▸ Exercise:
Restate the material word for word and leave out anything that is a picture.
Begin
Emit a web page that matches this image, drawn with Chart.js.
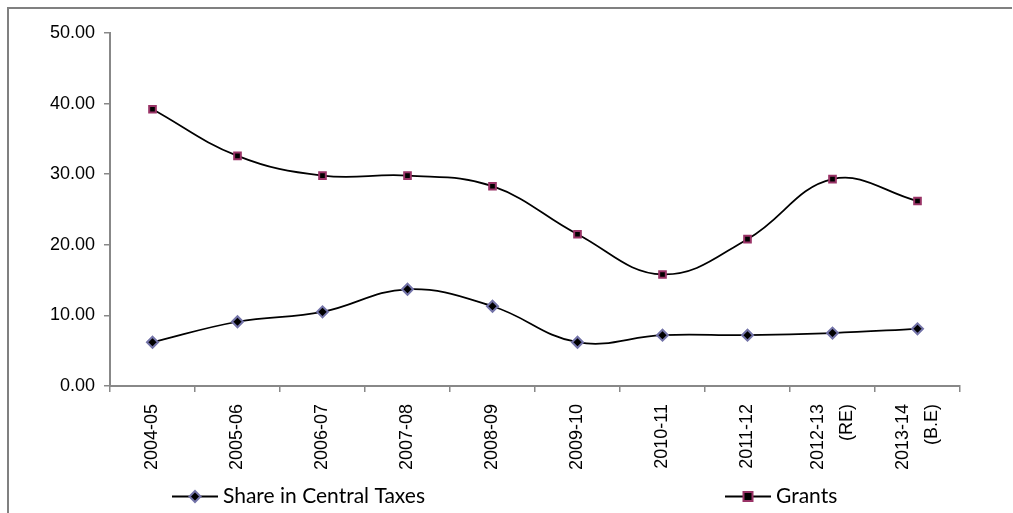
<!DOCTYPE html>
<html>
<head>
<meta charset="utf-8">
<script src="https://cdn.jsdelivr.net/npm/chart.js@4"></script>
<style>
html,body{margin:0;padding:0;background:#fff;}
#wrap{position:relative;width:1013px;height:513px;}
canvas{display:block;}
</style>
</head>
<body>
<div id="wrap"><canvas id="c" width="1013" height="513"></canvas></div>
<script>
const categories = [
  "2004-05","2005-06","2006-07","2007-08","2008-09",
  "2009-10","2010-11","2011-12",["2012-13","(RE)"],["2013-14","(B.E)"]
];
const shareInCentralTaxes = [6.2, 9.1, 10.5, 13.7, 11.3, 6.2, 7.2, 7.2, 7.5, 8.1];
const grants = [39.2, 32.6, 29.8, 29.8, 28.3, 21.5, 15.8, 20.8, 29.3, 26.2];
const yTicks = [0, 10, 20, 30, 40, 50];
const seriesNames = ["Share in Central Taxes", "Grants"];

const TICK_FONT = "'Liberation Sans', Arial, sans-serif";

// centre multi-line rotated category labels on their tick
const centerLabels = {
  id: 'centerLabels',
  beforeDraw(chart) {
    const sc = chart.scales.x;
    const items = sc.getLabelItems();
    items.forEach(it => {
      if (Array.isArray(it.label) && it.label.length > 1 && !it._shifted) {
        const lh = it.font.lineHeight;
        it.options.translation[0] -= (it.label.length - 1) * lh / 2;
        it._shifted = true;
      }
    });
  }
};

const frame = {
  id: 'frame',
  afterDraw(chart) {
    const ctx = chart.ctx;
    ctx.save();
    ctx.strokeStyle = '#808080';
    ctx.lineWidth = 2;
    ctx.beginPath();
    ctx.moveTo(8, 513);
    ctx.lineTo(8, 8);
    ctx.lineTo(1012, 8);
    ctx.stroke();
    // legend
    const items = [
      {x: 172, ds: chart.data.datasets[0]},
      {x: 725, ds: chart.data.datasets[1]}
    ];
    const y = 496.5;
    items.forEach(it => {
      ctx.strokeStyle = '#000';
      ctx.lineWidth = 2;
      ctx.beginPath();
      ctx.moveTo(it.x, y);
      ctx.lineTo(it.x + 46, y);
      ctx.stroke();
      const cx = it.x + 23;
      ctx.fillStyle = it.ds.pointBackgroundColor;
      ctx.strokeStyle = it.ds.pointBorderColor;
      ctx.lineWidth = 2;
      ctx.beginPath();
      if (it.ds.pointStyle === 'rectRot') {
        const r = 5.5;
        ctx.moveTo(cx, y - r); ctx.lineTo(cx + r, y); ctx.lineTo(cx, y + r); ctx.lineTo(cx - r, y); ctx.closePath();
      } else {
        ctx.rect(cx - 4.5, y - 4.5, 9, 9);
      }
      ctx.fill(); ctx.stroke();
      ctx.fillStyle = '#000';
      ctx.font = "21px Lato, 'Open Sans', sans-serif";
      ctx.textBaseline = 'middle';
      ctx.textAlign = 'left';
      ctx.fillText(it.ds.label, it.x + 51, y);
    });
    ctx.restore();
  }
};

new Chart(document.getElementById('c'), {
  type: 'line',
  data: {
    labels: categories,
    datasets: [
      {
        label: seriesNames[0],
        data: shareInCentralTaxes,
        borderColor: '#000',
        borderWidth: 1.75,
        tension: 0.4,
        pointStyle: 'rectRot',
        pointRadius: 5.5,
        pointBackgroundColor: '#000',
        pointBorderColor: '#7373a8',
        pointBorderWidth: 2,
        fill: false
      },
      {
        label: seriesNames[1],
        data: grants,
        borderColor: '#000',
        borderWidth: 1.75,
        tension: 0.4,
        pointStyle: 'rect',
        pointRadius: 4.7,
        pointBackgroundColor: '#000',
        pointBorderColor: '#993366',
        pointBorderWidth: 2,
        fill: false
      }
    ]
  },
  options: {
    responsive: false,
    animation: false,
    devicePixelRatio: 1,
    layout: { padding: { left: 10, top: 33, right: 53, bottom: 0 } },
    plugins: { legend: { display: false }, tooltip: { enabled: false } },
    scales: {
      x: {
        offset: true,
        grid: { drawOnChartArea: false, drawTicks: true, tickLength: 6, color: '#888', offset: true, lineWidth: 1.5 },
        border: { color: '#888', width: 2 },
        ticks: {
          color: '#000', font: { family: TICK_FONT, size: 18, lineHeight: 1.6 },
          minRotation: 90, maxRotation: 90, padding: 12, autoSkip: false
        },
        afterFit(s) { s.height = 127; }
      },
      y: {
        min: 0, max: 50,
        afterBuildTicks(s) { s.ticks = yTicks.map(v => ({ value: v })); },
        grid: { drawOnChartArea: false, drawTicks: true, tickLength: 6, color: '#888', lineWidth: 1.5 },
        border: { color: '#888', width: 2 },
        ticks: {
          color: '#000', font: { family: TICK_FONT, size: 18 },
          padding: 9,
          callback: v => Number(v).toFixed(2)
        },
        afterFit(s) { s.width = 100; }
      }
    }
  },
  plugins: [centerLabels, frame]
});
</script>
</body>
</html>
End
▸ Exercise response:
Emit a web page that matches this image, drawn with Chart.js.
<!DOCTYPE html>
<html>
<head>
<meta charset="utf-8">
<script src="https://cdn.jsdelivr.net/npm/chart.js@4"></script>
<style>
html,body{margin:0;padding:0;background:#fff;}
#wrap{position:relative;width:1013px;height:513px;}
canvas{display:block;}
</style>
</head>
<body>
<div id="wrap"><canvas id="c" width="1013" height="513"></canvas></div>
<script>
const categories = [
  "2004-05","2005-06","2006-07","2007-08","2008-09",
  "2009-10","2010-11","2011-12",["2012-13","(RE)"],["2013-14","(B.E)"]
];
const shareInCentralTaxes = [6.2, 9.1, 10.5, 13.7, 11.3, 6.2, 7.2, 7.2, 7.5, 8.1];
const grants = [39.2, 32.6, 29.8, 29.8, 28.3, 21.5, 15.8, 20.8, 29.3, 26.2];
const yTicks = [0, 10, 20, 30, 40, 50];
const seriesNames = ["Share in Central Taxes", "Grants"];

const TICK_FONT = "'Liberation Sans', Arial, sans-serif";

// centre multi-line rotated category labels on their tick
const centerLabels = {
  id: 'centerLabels',
  beforeDraw(chart) {
    const sc = chart.scales.x;
    const items = sc.getLabelItems();
    items.forEach(it => {
      if (Array.isArray(it.label) && it.label.length > 1 && !it._shifted) {
        const lh = it.font.lineHeight;
        it.options.translation[0] -= (it.label.length - 1) * lh / 2;
        it._shifted = true;
      }
    });
  }
};

const frame = {
  id: 'frame',
  afterDraw(chart) {
    const ctx = chart.ctx;
    ctx.save();
    ctx.strokeStyle = '#808080';
    ctx.lineWidth = 2;
    ctx.beginPath();
    ctx.moveTo(8, 513);
    ctx.lineTo(8, 8);
    ctx.lineTo(1012, 8);
    ctx.stroke();
    // legend
    const items = [
      {x: 172, ds: chart.data.datasets[0]},
      {x: 725, ds: chart.data.datasets[1]}
    ];
    const y = 496.5;
    items.forEach(it => {
      ctx.strokeStyle = '#000';
      ctx.lineWidth = 2;
      ctx.beginPath();
      ctx.moveTo(it.x, y);
      ctx.lineTo(it.x + 46, y);
      ctx.stroke();
      const cx = it.x + 23;
      ctx.fillStyle = it.ds.pointBackgroundColor;
      ctx.strokeStyle = it.ds.pointBorderColor;
      ctx.lineWidth = 2;
      ctx.beginPath();
      if (it.ds.pointStyle === 'rectRot') {
        const r = 5.5;
        ctx.moveTo(cx, y - r); ctx.lineTo(cx + r, y); ctx.lineTo(cx, y + r); ctx.lineTo(cx - r, y); ctx.closePath();
      } else {
        ctx.rect(cx - 4.5, y - 4.5, 9, 9);
      }
      ctx.fill(); ctx.stroke();
      ctx.fillStyle = '#000';
      ctx.font = "21px Lato, 'Open Sans', sans-serif";
      ctx.textBaseline = 'middle';
      ctx.textAlign = 'left';
      ctx.fillText(it.ds.label, it.x + 51, y);
    });
    ctx.restore();
  }
};

new Chart(document.getElementById('c'), {
  type: 'line',
  data: {
    labels: categories,
    datasets: [
      {
        label: seriesNames[0],
        data: shareInCentralTaxes,
        borderColor: '#000',
        borderWidth: 1.75,
        tension: 0.4,
        pointStyle: 'rectRot',
        pointRadius: 5.5,
        pointBackgroundColor: '#000',
        pointBorderColor: '#7373a8',
        pointBorderWidth: 2,
        fill: false
      },
      {
        label: seriesNames[1],
        data: grants,
        borderColor: '#000',
        borderWidth: 1.75,
        tension: 0.4,
        pointStyle: 'rect',
        pointRadius: 4.7,
        pointBackgroundColor: '#000',
        pointBorderColor: '#993366',
        pointBorderWidth: 2,
        fill: false
      }
    ]
  },
  options: {
    responsive: false,
    animation: false,
    devicePixelRatio: 1,
    layout: { padding: { left: 10, top: 33, right: 53, bottom: 0 } },
    plugins: { legend: { display: false }, tooltip: { enabled: false } },
    scales: {
      x: {
        offset: true,
        grid: { drawOnChartArea: false, drawTicks: true, tickLength: 6, color: '#888', offset: true, lineWidth: 1.5 },
        border: { color: '#888', width: 2 },
        ticks: {
          color: '#000', font: { family: TICK_FONT, size: 18, lineHeight: 1.6 },
          minRotation: 90, maxRotation: 90, padding: 12, autoSkip: false
        },
        afterFit(s) { s.height = 127; }
      },
      y: {
        min: 0, max: 50,
        afterBuildTicks(s) { s.ticks = yTicks.map(v => ({ value: v })); },
        grid: { drawOnChartArea: false, drawTicks: true, tickLength: 6, color: '#888', lineWidth: 1.5 },
        border: { color: '#888', width: 2 },
        ticks: {
          color: '#000', font: { family: TICK_FONT, size: 18 },
          padding: 9,
          callback: v => Number(v).toFixed(2)
        },
        afterFit(s) { s.width = 100; }
      }
    }
  },
  plugins: [centerLabels, frame]
});
</script>
</body>
</html>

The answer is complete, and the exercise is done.